Logo após, a segunda parte, o intercâmbio com o Mundo Espiritual através da mediunidade de alguns confrades.

Nesse instante, D. Iara reflete que não havia colocado sobre a mesa dos trabalhos a papeleta com o nome do marido que, dentro de algumas horas, tomaria o Noturno originário de Belo Horizonte, em direção ao Rio de Janeiro.

Não tem importância” − pensou. Esta questão de colocar papéis sobre a mesa é relativa. O que importa é a força do nosso pensamento. Pedirei, mentalmente, com fé, em favor do Zenóbio, a fim de que ele faça boa viagem.

Mal terminara a prece e o espírito Irmão José, através da médium Maria Russo, fala com voz firme e pausada:

Há neste recinto uma senhora que acaba de pedir proteção para o marido. Quero dizer a ela que o aconselhe a não realizar a viagem que pretende. Que retarde sua saída desta cidade.

Dona Iara comenta o fato discretamente com o marido ao lado, mas este não se deixa convencer.

Com certeza − diz ele – a advertência não é para mim. Deve haver outra pessoa que também vai viajar.

Não senhor! – esclarece, novamente, a Entidade espiritual, dirigindo-se a Zenóbio. O recado é para o senhor mesmo.

Depois de palavras tão incisivas, não havia mais o que retrucar. Dona Iara estava satisfeita pela orientação recebida, mas, ao mesmo tempo, um tanto contrafeita.  Porque, afinal − como era hábito na época − tinha passado algum tempo a preparar a bolsa de Zenóbio. O jeito era, então, ir para casa. Tomou, assim, seu café em companhia do esposo e foi repousar, ainda com a mente tumultuada com o acontecimento da noite.

No dia seguinte, ao clarear, o filho do casal, Adolpho, levanta-se, dirigindo-se para a estação ferroviária, onde costumava carregar embrulhos dos passageiros, ganhando, desta forma, alguns trocados.

Todos estão ainda em casa, quando ele chega, sobremodo nervoso, para comunicar:

Papai, o trem que o senhor ia tomar foi vitimado num engarrafamento. Envolveu-se num violento desastre!  Falaram lá na estação que há muita gente morta e ferida.

O pai vai até lá, onde já se acotovelam dezenas de pessoas, a tecerem comentários sobre o triste acontecimento.

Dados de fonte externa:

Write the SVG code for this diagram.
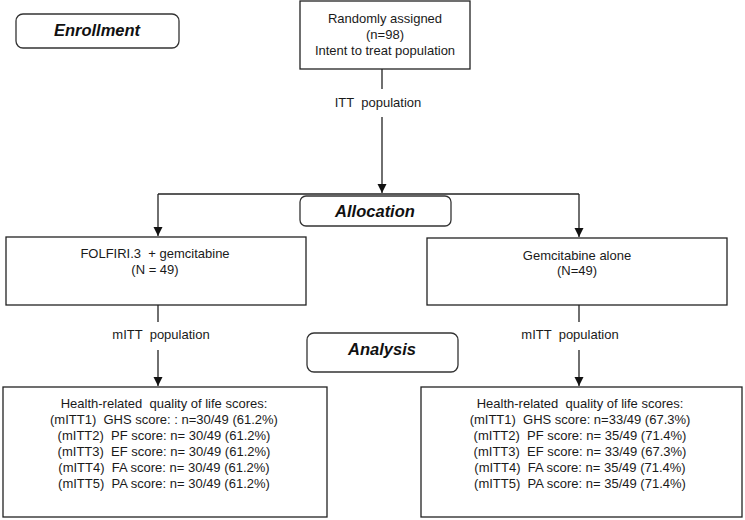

O Noturno (N-2), que descia da Capital mineira para o Rio, chocara-se com um cargueiro (C-65), que subia a Mantiqueira. O desastre verificara-se no quilômetro 355, entre as estações de João Aires e Sítio. Os comboios deveriam cruzar-se em João Aires. Consoante notícias espalhadas, o maquinista do cargueiro, que deveria esperar no desvio a passagem do noturno, encontrara no arco de aviso uma papeleta de licença, ali deixada pelo maquinista de outro cargueiro, por esquecimento, e, julgando ser a licença para o comboio que conduzia, retirou-a do arco e, sem ler, porque lia com dificuldade, conforme depois declarou, prosseguiu a marcha. Daí o encontro dos trens.

Naquela data, 19 de dezembro de 1938, o Diário Mercantil estampava em suas páginas uma grande manchete: “O maior desastre ferroviário no Brasil, nos últimos tempos”, noticiando, logo depois, que 53 pessoas haviam morrido, enquanto que 60 estavam gravemente feridas, a maior parte internada em hospitais de Barbacena.  No meio do tumulto que se formara na estação de Carandaí, Zenóbio recorda, angustiado, a figura de um amigo vendedor de bilhetes na cidade.

Senhor Zenóbio, − dissera-lhe o cambista no dia anterior ao desastre – estou muito contente. Imagine que não consegui vender ontem todos os pedacinhos e, exatamente um que ficou encalhado, foi sorteado. Já conferi o resultado. Amanhã, segunda-feira, seguirei pelo Noturno a fim de tomar algumas providências em Juiz de Fora.

Essa conversa Zenóbio recorda naquela manhã triste.  À tarde, debaixo ainda de forte emoção, percebe a aproximação do cambista que lhe bate no ombro e, sem que o amigo se refaça da surpresa, conta-lhe o que se passara.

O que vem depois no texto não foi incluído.